| plethora__ ( @ 2007-03-21 18:54:00 |
| Entry tags: | law, media |
hey, juneau about this case? it's (olympic) torch-ure.
Bongs! Jesus! High school students! Juneau, Alaska! The Christian Right! Bush! The First Amendment! The Christian Right supporting bongs? Bongs! Bush! Jesus! Jesus... what am I talking about?
Well, our story takes place in a small, chilly town in Alaska. Juneau of it? Well, besides from providing a plethora of punning opportunities, Jeanau, Alaska was home to the Olympic torch five years ago, and with that came a host of TV cameras, reporters and people in general (desperate for some heat via the torch? ha). Among this hoard observing the torch festivies was a young fellow, high school senior Joseph Frederick. We'll call him Joe, because hey, I'm a senior too. If I lived in Alaska, and this were five years ago, Joe could have been my friend. (Fine, acquaintance.)
Joe is bored, and wants a slice of his fifteen minutes of fame. Along with the onslaught of typical senioritis, his Alaskan strain of senioritis is pretty serious, what with the whaling being sub-par that year and all. (Ha, just kidding,
aleutia_selkie.) But that's not the point. The point is that during this little shindig, when the TV cameras panned to Joe and his gang, they unfurled a 14-foot poster that read, in big, badass letters, "Bong Hits 4 Jesus."

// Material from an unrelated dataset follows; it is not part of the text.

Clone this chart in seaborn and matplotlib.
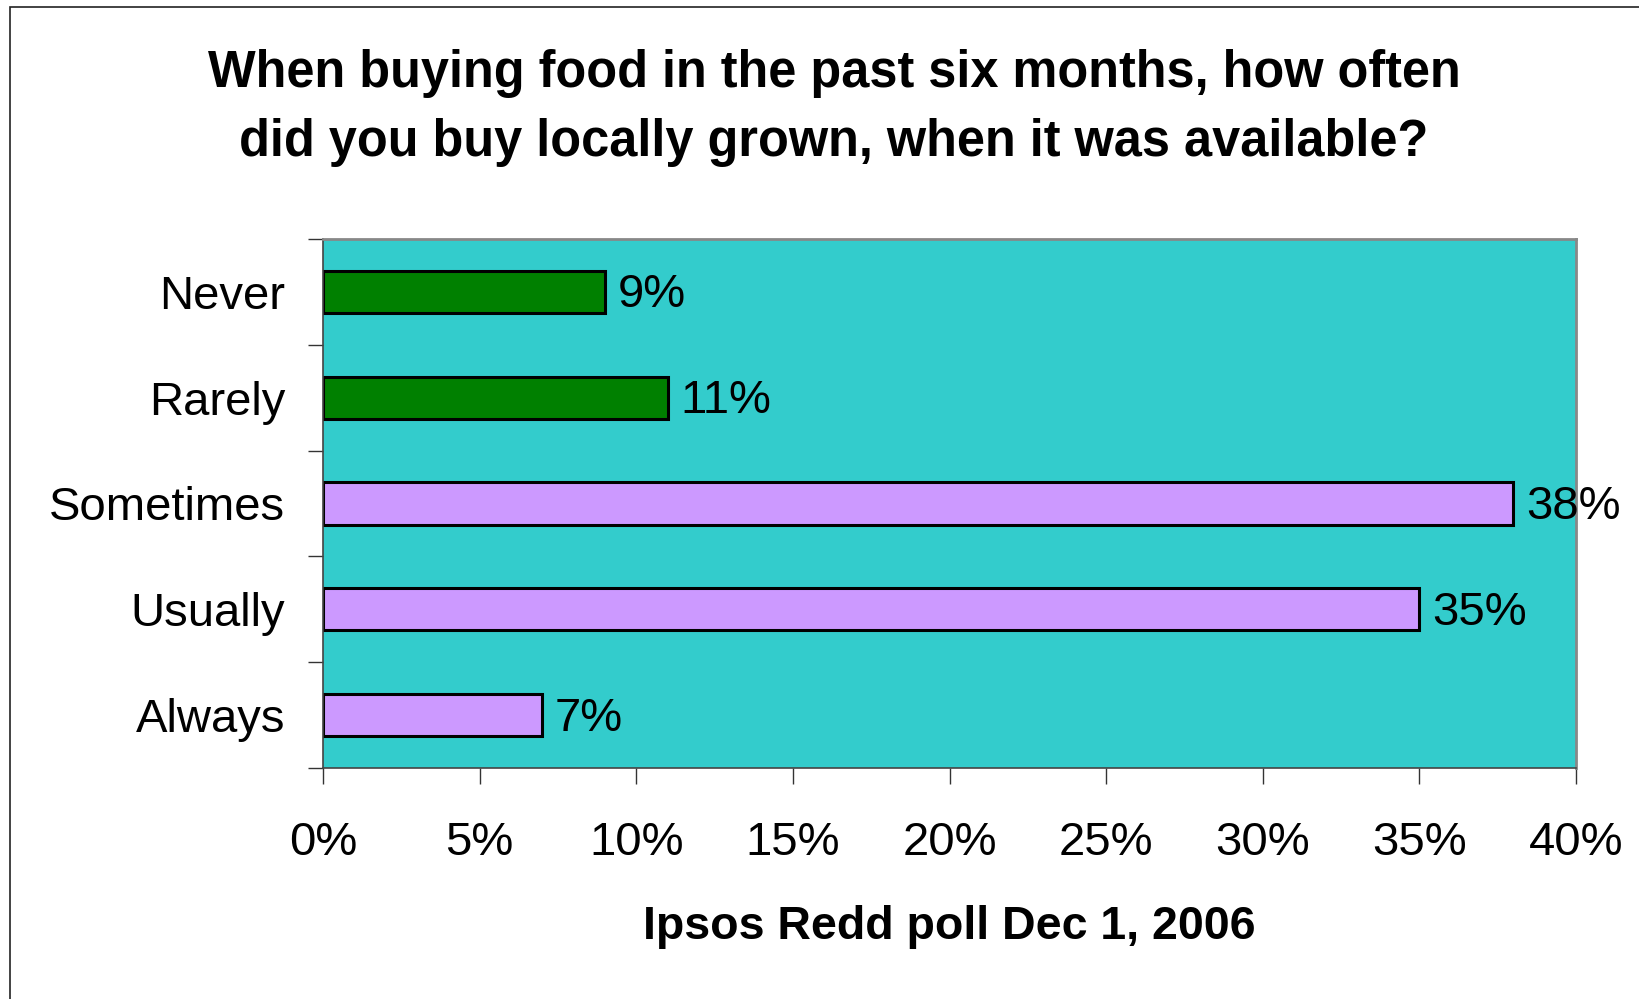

photo credit: Clay Good via cannablog.wordpress.com
Jesus, Joe. Why pick on Him? Why not Bong Hits 4 Buddah! Bong Hits 4 Unicorns! Bong Hits 4 Leprechauns! (A pot of gold, perhaps?) Why Jesus, Joe, why bring in religion? But, Joe decided to test his free speech with this message, to which his principal didn't exactly dig. She told him to put it away, and Joe, ever the teenage rebel, refused, prompting Principal to tear it up and suspend our buddy Joe for ten days.
Enter the Supreme Court and the entire nation. (Why, hello! Fancy seeing you here!) Joe's case has spiraled not only into a Tinker-esque Freedom of Speech case, but an intense How Much Religion Does the School Get to Control debate, in which groups such as--get this!--the Christian Legal Society have supported Joe. I guess even the Christian Right likes their right to get high with Him now and again.
No, I'm only kidding. It's actually more like this: if this type of speech is banned, then religious speech may be in peril too, or at least that's what organizations like the Christian Legal Society are thinking. And, of course, the good ol' American Civil Liberties Union is there ready to add that this case did not happen at a school event and therefore Joe can say anything he wants.
So how much free speech should we crazy, blabbering, pot-smoking, Jesus-jabbing high school students be entitled to, anyway? I say that one, some of us are as old as 18, and should be entitled to say what we feel. Secondly, "Bong Hits 4 Jesus" does not advocate any type of drug use, anyway. It's funny, it's controversial, but it doesn't make me want to dash to the nearest source of some cannabis I can hunt down. But one lawyer for the case, Kenneth Starr, maintains that having the word "Bong Hits" is distracting from the school environment and advocating for drug use, which the school, according to Mr. Starr, has the right to censor (you must be my "Unlucky Starr"). From the Slate article: "Whereas, he suggests—again without a whiff of irony—that students should be able to offer no dissenting opinions here because drugs, alcohol, and tobacco are bad."
So, long story short, these educators and lawyers are ona war-path to start suppressing student speech that doesn't jive so well with what they want to hear. Bong Hits 4 Jesus this time, yes. But as an editor at a high school newspaper, and someone who is performing "My Angry Vagina" from The Vagina Monologues in two days, I'm less worried about the bong and more worried about the hits that other high-school students pushing our free speech might take depending on this case's verdict.